--- Start of RAW DATA ---

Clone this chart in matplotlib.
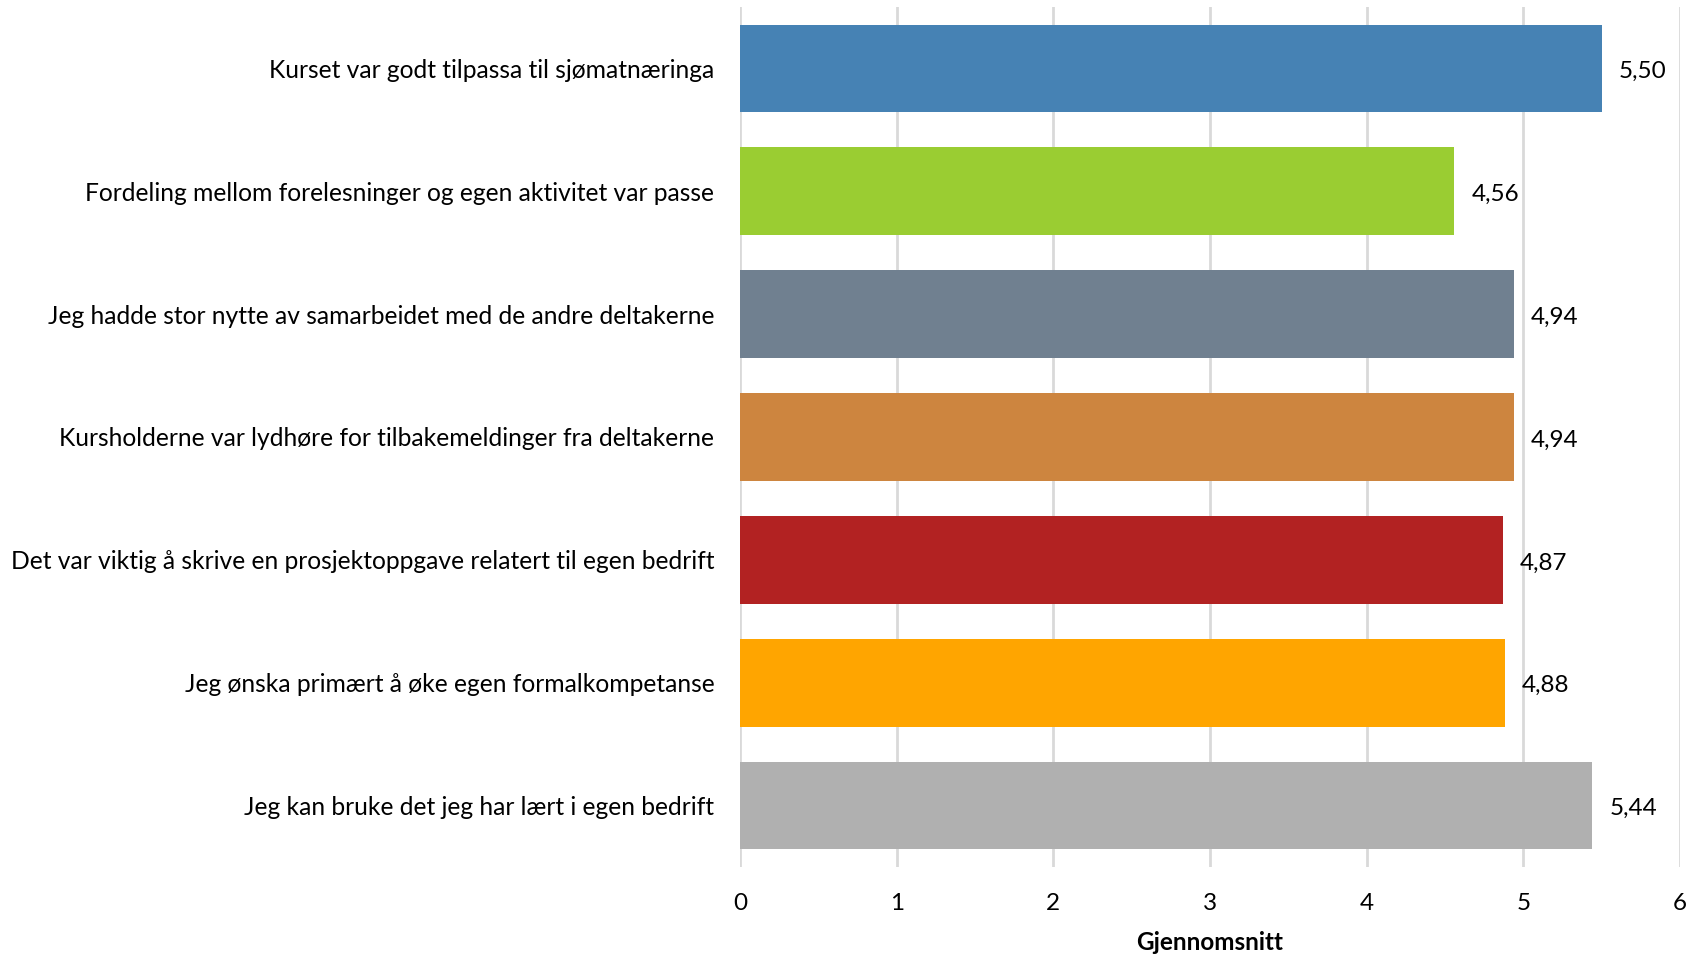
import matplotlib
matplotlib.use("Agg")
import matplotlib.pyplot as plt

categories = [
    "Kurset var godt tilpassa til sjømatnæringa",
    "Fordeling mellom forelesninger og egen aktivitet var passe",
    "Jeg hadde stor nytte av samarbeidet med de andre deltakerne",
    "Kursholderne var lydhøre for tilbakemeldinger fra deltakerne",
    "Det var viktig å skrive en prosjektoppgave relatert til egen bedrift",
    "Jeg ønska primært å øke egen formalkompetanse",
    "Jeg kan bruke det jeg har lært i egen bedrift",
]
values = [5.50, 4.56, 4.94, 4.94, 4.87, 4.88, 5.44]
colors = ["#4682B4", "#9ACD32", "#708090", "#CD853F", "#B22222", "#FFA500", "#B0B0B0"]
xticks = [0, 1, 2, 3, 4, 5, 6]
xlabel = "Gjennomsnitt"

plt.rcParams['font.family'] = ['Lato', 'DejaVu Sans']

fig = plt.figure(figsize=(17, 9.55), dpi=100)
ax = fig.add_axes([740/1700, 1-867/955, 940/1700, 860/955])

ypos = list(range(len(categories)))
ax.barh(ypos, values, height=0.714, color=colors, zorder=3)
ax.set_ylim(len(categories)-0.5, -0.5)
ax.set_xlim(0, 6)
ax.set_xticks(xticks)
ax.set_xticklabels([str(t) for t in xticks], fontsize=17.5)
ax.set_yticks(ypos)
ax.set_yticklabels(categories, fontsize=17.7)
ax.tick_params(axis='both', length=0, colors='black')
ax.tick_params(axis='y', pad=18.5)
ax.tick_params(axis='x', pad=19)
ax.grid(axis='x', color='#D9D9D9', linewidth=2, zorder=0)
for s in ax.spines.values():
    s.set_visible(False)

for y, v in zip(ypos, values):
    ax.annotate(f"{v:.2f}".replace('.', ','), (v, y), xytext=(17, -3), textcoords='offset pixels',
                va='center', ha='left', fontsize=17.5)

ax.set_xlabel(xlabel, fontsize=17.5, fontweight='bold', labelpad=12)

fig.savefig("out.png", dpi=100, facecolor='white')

--- End of RAW DATA ---
--- Start of RAW DATA ---

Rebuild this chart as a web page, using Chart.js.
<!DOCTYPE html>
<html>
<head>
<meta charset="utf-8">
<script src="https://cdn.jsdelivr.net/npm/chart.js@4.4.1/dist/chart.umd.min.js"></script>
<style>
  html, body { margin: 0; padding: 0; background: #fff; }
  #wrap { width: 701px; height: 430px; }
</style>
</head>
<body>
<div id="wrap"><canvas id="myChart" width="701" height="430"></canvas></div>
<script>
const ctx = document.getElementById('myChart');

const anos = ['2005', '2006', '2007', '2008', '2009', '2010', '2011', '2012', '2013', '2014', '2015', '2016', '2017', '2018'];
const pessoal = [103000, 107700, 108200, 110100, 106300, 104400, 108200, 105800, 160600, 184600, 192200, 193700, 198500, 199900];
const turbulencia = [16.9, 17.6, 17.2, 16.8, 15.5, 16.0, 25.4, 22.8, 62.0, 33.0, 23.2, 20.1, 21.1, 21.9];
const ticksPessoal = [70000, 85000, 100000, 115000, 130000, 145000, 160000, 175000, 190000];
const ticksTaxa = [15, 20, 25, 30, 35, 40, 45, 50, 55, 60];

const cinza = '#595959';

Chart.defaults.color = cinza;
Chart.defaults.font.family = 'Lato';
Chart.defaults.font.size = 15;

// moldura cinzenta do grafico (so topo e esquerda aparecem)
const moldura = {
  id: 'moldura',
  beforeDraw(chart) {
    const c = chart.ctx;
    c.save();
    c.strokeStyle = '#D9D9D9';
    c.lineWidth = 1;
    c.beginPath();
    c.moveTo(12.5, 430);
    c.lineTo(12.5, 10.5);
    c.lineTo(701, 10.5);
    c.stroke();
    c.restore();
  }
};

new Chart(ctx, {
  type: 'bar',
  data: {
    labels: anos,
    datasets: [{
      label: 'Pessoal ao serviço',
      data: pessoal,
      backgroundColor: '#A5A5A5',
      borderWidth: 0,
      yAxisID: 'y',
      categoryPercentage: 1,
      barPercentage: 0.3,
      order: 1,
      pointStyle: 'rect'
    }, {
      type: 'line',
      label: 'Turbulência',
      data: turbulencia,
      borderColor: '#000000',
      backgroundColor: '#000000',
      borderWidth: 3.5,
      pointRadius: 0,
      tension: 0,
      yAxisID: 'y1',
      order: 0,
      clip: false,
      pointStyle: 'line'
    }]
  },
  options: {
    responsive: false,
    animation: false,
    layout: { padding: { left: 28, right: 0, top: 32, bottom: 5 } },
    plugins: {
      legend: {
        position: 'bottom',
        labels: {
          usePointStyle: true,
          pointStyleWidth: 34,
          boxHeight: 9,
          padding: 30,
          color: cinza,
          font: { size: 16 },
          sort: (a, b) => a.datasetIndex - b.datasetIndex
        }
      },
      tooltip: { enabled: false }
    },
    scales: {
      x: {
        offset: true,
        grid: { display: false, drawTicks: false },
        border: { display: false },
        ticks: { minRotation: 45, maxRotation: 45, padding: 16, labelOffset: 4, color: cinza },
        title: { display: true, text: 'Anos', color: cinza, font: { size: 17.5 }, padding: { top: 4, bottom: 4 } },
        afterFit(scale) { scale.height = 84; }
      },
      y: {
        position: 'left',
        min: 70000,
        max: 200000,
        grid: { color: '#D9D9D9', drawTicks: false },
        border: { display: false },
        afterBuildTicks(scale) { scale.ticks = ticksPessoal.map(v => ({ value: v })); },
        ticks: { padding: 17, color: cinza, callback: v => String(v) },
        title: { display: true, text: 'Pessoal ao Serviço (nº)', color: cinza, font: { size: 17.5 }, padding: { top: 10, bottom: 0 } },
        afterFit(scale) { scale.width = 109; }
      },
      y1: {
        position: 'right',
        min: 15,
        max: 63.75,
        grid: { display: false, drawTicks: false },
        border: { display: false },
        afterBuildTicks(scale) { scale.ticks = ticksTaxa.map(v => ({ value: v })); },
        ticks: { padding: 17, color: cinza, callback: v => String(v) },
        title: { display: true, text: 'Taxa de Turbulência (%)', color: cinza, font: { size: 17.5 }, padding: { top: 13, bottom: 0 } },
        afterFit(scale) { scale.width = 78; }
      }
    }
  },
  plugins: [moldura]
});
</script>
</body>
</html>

--- End of RAW DATA ---

WORK REQUIRED:
Your first line is the one with "Clone this chart in matplotlib.", and your last is the one with "import matplotlib.pyplot as plt". Copy those and every line between them exactly, without any pictures.

EXERCISE OUTPUT:
Clone this chart in matplotlib.
import matplotlib
matplotlib.use("Agg")
import matplotlib.pyplot as plt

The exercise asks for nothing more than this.